Überprüfung der Anwendung von Artikel 82 EU (Fordham University, New York, 23. September 2005)
Auf der Fordham-Konferenz äußerte Frau Kroes „Preliminary Thoughts on Policy Review of Article 82“:
- Marktmacht muss grundsätzlich nach ihren konkreten Auswirkungen auf den relevanten Markt beurteilt werden. Einige per-se-Verbote werden nach wie vor Ausnahmen bilden (Preisabsprache usw.). Insgesamt wird die Überprüfung keine durchgreifende Änderung (radical shift) bringen.
- Wettbewerbsbehörden sollten mit Markteingriffen vorsichtig sein, solange es keine eindeutigen Beweise (clear evidence) gibt, dass ein Markt nicht funktioniert. Außerdem gilt, dass die Behörden ihre beschränkten Mittel dort einsetzen sollten, wo ihr Eingreifen wirklich einen Unterschied ausmacht.

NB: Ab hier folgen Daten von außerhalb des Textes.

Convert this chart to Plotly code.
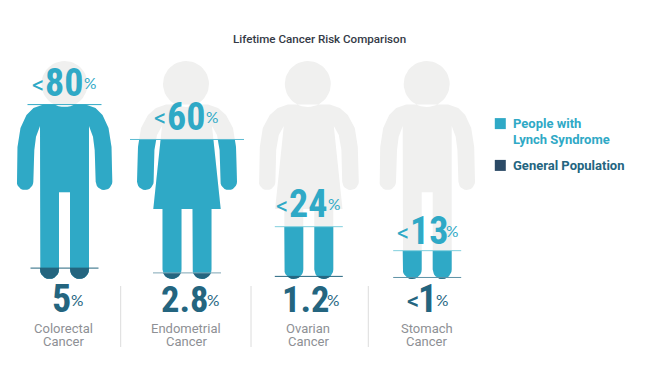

- Marktbeherrschung wird mit erheblicher Marktmacht (substantial market power) gleichgesetzt. Ihre Feststellung bedarf einer detaillierten Analyse des Einzelfalles. Marktanteile sind manchmal ein starkes Anzeichen, genügen für sich allein aber meist nicht.
- Artikel 82 EU schützt den Wettbewerb, nicht die Wettbewerber, und soll Schädigungen der Verbraucher verhindern. Die Kommission will bei der Durchsetzung der Vorschrift dem Behinderungsmissbrauch (exclusionary practices) Vorrang einräumen. Bei der Entscheidung, ob Verbraucher geschädigt werden, ist nicht nur die kurzfristige Betrachtung wichtig, sondern auch langfristige Perspektiven sind zu beachten (Rabatte, Verkauf unter Einstandspreis).
- Lehren sind besonders aus der EuGH-Entscheidung Hoffmann-LaRoche zu ziehen. Danach muss das Verhalten des marktbeherrschenden Unternehmens die Möglichkeit (potential) haben, den Restwettbewerb auf dem Markt negativ zu beeinflussen. Ferner muss eine Behinderungswirkung (foreclosure) feststellbar sein, die den gesamten Markt, nicht nur ein oder zwei Unternehmen, betreffen muss. Aus dem Urteil ist auch das Abgrenzungsmerkmal zum erlaubten Wettbewerb (competition on the merits) zu entnehmen.
- Missbräuchliche Behinderungen können auf Preisstrategien und anderen Strategien beruhen. Preismissbrauch ist zu sehen in Koppelungen, Lieferverweigerungen, Alleinvertrieb (exclusive dealing). Die Abgrenzung zum erlaubten Wettbewerb könnte über die Effizienzen stattfinden. Ein Unternehmen, das so effizient wie das marktbeherrschende Unternehmen ist, muss im Wettbewerb bestehen können. Maßstab für Effizienz wären die Kosten des marktbeherrschenden Unternehmens.
- Generell ist zu fragen, ob man auch bei Artikel 82 eine Verteidigung mit Effizienzen wie bei Artikel 81 oder in der Fusionskontrolle braucht. Dies bietet sich an. Wer sich darauf beruft, sollte diese Effizienzen nachweisen müssen, die verhaltensspezifisch (conduct-specific) sein und die negativen Wirkungen des Verhaltens überwiegen müssten. Auch die Verbraucherbeteiligung an den Vorteilen wäre wie bei Artikel 81.3 zu fordern. Es gilt allerdings die Einschränkungen, dass es einen Grad von Marktmacht gibt, wo die Effizienzen nicht das langfristige Interesse am Offenhalten eines Marktes überwiegen können.